Confieso que al empezar a escribir lo hago con el temor de que me quede grande el tema, admito que me da miedo no ser más que un fan lamentando la muerte de uno de sus ídolos. Yo no lo conocí personalmente, nunca lo entrevisté, no iba a sus conciertos, no bebí con él ni con sus allegados. Yo sólo conozco su música. Me da miedo porque quizá es verdad: sólo soy un fan lamentando la muerte de uno de sus ídolos, pero bueno.
La muerte de Celso Piña deja un enorme vacío en la música en México y América Latina dado que el regiomontano le dio una proyección distinta y mucho más amplia a un espectro musical.
Antes de Celso Piña, lo que de vallenato se conocía fuera de Monterrey era muy limitado, y los sonidos de la cumbia nacional eran más bien tropicales al estar circunscritos básicamente a lo que se venía haciendo tanto en la Ciudad de México como en algunos estados del sur, además de lo que como eco nos llegaba de Sudamérica.
No haremos en este momento la historia de la cumbia callera o rebajada, que eso es tema para otro artículo, pero baste decir que en los 80, cuando el movimiento estaba fuerte por influencia de los cholos radicados en Estados Unidos que llegaban con sus discos a Monterrey, y luego con envíos de la Ciudad de México o importaciones directas de Colombia a la capital de Nuevo León, Celso Piña fue el primero que, al decidir cambiar la guitarra y Los Beatles por el acordeón y Andrés Landero, comenzó a tocar en vivo lo que hasta ese momento sólo los sonideros hacían. De esta manera la cumbia colombiana tuvo un exponente en la ciudad mexicana que más le ha rendido tributo al género.
De esta manera Celso Piña sentó las bases de un sonido muy diferente, se volvió pionero y precursor se un movimiento que gracias a él fue visto más allá de las colonias marginales de Nuevo León, y de esa manera la cumbia colombiana se democratizó en México, ya no siendo exclusiva de los llamados “cholombianos”.
Por ello puede considerarse que Celso Piña comenzó a meter el barreno desde 1983, con su primer disco, “Si mañana”, para al final detonar la dinamita, a lo que le ayudó El Gran Silencio en 1998 con el mítico “Libres y locos”, como preámbulo de “Barrio Bravo”, el disco de Celso Piña que en 2001 definiría su carrera.
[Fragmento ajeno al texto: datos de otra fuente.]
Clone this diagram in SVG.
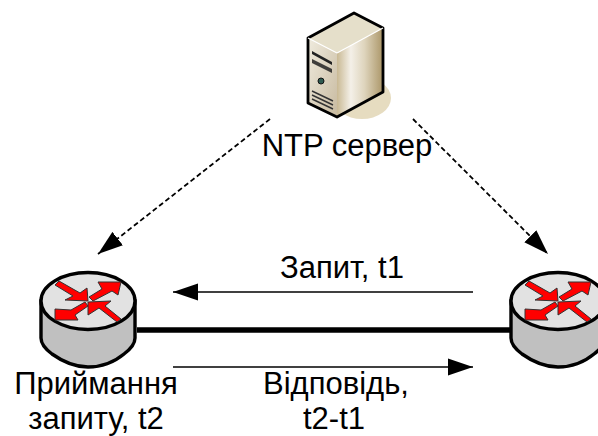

Pero si logró proyectar hacia todo México un sonido que antes de eso sólo se encontraba en Monterrey, fue porque Celso Piña llegó a mercados que antes hubieran parecido imposibles. Así, antes de que Los Ángeles Azules inundaran el mercado con sus duetos con cantantes de música pop, Celso ya había abierto el camino para la cumbia al hacer duetos que antes hubieran parecido inauditos: Pato Machete, Blanquito Man (King Changó), Lupe Esparza (Bronco), Rubén Albarrán (Café Tacuba), Gabriel Bronsman (Resorte) o Poncho Figueroa (Santa Sabina). Es por ello que si la cumbia en México está en deuda con Los Ángeles Azules por su proyección comercial ad nauseam, los de Iztapalapa deben agradecer al regiomontano por ser el más grande embajador que la cumbia y el vallenato han tenido fuera de Colombia.
Así, con el legado de Andrés Landero, Aniceto Molina, Los Corraleros de Majagual, Alfredo Gutiérrez o Aníbal Velázquez, a quienes conoció gracias a los sonideros que suben sus equipos a los más intrincados cerros de Monterrey para amenizar fiestas; con el espíritu de esos barrios, donde bastan un acordeón y alguna percusión (formal o improvisada) para hacer el baile, con todo el espíritu de los chúntaros o cholombianos que viven esta música como parte de su identidad, con toda esa carga, Celso Piña bajó del cerro y lo mismo puso a bailar a García Márquez que viajó por todo el mundo, acordeón al hombro, llevando su ritmo, su legado, su carga cultural y, lo más importante, su mensaje de paz y hermandad por medio de la música.
Es por eso que tenemos tanto que agradecerle a Celso Piña, porque llegó a romper estereotipos, a ponernos a cantar y bailar sin que nada importara, porque si algo nos dejó bien claro el Rebelde del Acordeón es que la música es un lenguaje universal, sólo que en diferentes idiomas, porque a final de cuentas, como bien decía: música es música.